## start Data section

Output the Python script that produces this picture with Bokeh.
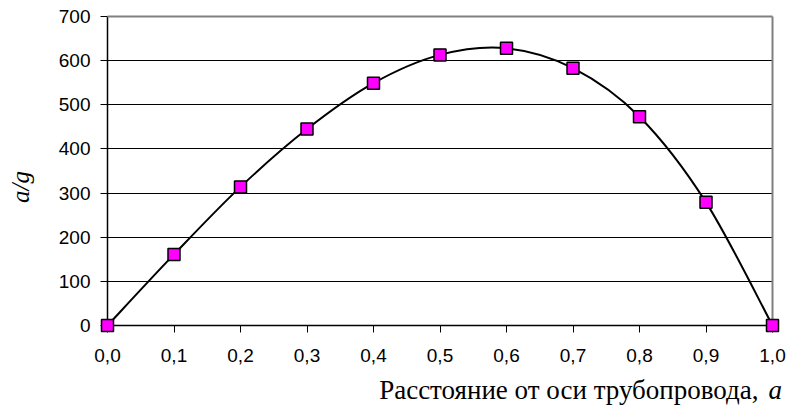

## end Data section
## start Data section

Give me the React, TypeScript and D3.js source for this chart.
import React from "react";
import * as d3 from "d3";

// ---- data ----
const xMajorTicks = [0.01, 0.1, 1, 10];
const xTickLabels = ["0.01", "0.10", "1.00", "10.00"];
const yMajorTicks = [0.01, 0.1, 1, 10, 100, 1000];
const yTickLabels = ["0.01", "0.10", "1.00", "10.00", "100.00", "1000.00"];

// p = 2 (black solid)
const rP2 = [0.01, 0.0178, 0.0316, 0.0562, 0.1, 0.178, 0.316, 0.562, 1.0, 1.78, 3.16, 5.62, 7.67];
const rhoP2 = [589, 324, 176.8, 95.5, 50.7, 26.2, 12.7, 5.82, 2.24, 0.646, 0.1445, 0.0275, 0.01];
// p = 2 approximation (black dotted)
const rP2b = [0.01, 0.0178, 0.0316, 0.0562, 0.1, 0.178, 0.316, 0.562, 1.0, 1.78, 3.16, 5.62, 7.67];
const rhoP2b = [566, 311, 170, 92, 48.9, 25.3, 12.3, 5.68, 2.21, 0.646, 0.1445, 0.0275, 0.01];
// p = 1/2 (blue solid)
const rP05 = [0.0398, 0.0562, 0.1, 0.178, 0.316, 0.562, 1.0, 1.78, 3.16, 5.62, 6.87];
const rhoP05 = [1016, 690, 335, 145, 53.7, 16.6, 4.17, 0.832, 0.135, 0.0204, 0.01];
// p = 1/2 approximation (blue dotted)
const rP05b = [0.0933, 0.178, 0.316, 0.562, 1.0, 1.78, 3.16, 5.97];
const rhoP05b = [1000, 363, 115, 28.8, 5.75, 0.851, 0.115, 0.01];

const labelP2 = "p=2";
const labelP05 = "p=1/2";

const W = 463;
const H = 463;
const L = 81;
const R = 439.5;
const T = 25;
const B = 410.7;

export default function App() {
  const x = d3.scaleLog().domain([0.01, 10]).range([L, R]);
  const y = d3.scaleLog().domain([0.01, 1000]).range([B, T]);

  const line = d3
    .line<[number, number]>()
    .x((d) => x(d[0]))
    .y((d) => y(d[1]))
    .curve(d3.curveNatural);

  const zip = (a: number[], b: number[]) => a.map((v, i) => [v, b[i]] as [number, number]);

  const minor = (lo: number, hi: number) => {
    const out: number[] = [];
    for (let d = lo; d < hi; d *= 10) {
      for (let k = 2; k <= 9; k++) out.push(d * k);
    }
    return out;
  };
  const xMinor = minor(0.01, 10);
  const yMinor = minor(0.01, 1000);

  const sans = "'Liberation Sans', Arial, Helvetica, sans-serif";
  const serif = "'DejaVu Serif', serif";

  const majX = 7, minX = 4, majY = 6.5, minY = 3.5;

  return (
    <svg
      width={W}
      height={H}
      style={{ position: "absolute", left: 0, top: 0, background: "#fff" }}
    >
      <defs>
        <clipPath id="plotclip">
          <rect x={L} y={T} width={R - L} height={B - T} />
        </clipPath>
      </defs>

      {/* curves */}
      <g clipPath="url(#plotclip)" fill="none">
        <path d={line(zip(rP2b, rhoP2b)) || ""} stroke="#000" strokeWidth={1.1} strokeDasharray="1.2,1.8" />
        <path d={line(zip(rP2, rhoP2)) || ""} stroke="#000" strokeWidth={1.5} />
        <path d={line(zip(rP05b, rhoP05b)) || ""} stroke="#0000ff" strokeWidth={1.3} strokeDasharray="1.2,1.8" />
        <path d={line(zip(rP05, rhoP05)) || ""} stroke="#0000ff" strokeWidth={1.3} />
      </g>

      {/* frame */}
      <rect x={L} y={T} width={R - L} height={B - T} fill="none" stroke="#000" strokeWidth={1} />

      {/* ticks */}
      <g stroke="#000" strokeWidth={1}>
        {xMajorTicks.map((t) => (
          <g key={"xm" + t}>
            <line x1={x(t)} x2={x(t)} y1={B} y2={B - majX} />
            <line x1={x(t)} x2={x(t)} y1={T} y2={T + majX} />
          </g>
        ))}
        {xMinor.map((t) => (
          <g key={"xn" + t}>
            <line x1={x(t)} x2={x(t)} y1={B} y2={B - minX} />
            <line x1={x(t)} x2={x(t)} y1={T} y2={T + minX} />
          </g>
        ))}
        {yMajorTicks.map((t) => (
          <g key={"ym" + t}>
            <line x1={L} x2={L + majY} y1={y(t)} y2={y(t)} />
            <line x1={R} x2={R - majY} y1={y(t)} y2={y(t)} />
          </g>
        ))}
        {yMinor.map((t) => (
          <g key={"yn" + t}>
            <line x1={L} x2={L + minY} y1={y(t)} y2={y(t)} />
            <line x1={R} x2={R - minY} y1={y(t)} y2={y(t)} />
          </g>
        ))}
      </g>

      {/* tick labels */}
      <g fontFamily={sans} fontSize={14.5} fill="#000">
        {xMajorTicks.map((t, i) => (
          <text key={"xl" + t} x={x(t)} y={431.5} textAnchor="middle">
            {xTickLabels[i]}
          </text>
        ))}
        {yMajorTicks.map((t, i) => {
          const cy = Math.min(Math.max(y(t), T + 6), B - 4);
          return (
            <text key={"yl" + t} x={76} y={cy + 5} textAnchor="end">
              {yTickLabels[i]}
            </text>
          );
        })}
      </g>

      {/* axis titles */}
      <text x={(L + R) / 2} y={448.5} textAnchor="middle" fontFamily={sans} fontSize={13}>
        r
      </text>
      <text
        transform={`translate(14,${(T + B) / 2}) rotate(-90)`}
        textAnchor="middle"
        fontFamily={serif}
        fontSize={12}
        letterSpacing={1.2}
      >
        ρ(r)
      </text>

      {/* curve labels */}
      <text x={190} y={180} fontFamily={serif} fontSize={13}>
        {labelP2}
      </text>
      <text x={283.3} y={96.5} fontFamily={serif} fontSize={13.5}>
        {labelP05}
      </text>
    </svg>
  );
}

## end Data section

Transcribe precisely the lines between the one that contains "Give me the" and the one that contains "import * as", counting those two lines as part of the range.

*Correct result*
Give me the React, TypeScript and D3.js source for this chart.
import React from "react";
import * as d3 from "d3";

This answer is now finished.